Estimating the age of examined objects plays a decisive role especially in archaeological research. It allows us to not only locate the objects in a previously established chronology but also understand the rates and nature of changes appearing throughout time. The number of objects of a specific kind and date can, for instance, mirror the population estimates or economic situation in a given territory. Aside from the human dimension, chronology also allows us to link environmental and archaeological records on a global scale.

The importance of regional chronology is an indisputable fact, mentioned in every introductory textbook on archaeological studies. Its visualization, however, is not as straightforward as it might seem at first, and it may cause losses or even wrong interpretations during the analysis of large amounts of data. Especially affected are visualizations of objects dated to heterogeneous time spans, as we commonly encounter them. The R package datplot presented in this article offers a feasible solution for this problem. A combination of different methods of visualization has been employed to present the benefits and downsides of each approach and to demonstrate the respective changes in interpretation of the archaeological record. We can conclude that our method of preparing and visualizing data is able to expose previously unnoticed developments in the chronological record but that any method should always go hand in hand with a qualitative approach to the objects themselves.
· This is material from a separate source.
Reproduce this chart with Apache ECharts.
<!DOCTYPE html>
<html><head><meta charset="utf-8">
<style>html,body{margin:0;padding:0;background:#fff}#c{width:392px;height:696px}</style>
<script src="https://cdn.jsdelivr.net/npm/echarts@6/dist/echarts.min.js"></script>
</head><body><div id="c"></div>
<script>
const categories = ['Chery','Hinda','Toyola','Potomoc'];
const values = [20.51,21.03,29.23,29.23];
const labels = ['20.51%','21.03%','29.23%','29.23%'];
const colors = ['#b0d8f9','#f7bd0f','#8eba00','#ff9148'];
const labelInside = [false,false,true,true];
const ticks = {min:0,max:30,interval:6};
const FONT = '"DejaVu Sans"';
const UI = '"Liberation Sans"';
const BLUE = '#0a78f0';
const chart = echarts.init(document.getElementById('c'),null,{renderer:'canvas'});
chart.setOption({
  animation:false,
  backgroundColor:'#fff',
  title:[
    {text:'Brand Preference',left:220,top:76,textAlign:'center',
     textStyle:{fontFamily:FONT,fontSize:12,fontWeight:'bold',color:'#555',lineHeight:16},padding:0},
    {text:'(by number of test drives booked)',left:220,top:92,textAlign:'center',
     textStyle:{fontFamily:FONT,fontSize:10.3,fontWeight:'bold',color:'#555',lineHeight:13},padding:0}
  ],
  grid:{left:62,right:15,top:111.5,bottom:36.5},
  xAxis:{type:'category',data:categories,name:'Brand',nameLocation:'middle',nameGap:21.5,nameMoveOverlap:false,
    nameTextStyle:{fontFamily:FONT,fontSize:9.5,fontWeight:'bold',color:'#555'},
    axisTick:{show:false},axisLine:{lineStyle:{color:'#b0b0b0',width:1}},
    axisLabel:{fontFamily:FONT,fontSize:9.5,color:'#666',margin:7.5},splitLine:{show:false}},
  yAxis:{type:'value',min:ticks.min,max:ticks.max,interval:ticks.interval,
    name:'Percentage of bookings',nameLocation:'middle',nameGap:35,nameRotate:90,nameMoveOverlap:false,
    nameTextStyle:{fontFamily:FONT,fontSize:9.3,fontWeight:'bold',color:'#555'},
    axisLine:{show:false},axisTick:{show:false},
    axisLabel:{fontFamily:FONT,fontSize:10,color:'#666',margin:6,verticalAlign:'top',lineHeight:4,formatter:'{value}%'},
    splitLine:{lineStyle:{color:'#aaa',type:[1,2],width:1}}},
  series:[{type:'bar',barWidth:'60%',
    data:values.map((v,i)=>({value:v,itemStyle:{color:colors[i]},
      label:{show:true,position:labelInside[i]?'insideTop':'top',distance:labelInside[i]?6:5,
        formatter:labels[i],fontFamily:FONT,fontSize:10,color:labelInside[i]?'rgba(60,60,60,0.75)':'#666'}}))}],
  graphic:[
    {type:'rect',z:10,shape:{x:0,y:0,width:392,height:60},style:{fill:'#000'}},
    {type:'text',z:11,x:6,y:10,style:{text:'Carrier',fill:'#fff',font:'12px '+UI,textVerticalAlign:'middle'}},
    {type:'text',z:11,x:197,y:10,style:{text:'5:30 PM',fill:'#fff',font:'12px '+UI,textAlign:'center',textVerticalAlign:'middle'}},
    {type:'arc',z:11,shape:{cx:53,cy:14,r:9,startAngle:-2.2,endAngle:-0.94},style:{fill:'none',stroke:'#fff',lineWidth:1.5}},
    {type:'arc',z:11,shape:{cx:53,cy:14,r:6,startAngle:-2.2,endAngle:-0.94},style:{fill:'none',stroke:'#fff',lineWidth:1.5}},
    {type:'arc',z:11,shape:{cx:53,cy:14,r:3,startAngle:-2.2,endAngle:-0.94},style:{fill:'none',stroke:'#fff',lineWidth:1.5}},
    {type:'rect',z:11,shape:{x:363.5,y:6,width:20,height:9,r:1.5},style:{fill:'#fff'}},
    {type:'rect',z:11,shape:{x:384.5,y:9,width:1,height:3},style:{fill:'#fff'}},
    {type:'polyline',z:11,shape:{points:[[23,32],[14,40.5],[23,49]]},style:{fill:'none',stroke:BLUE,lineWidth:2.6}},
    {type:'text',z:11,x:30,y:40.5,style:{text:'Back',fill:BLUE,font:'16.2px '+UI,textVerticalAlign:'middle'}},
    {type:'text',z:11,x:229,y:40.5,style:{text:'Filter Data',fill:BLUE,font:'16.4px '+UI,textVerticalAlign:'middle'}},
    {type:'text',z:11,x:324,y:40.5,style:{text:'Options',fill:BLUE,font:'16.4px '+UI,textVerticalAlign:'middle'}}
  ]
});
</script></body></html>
We encourage readers to contribute to datplot on Git Hub and either work on the package or propose changes. This article refers to version 1.0.0, which has been published on CRAN. Further updates will be tracked in the linked repository (https://doi.org/10.5281/zenodo.4285911). As we have not tested the package on many different kinds of data yet, we are curious about other possible applications and other researchers' experiences with the kinds of issues we have discussed and presented here.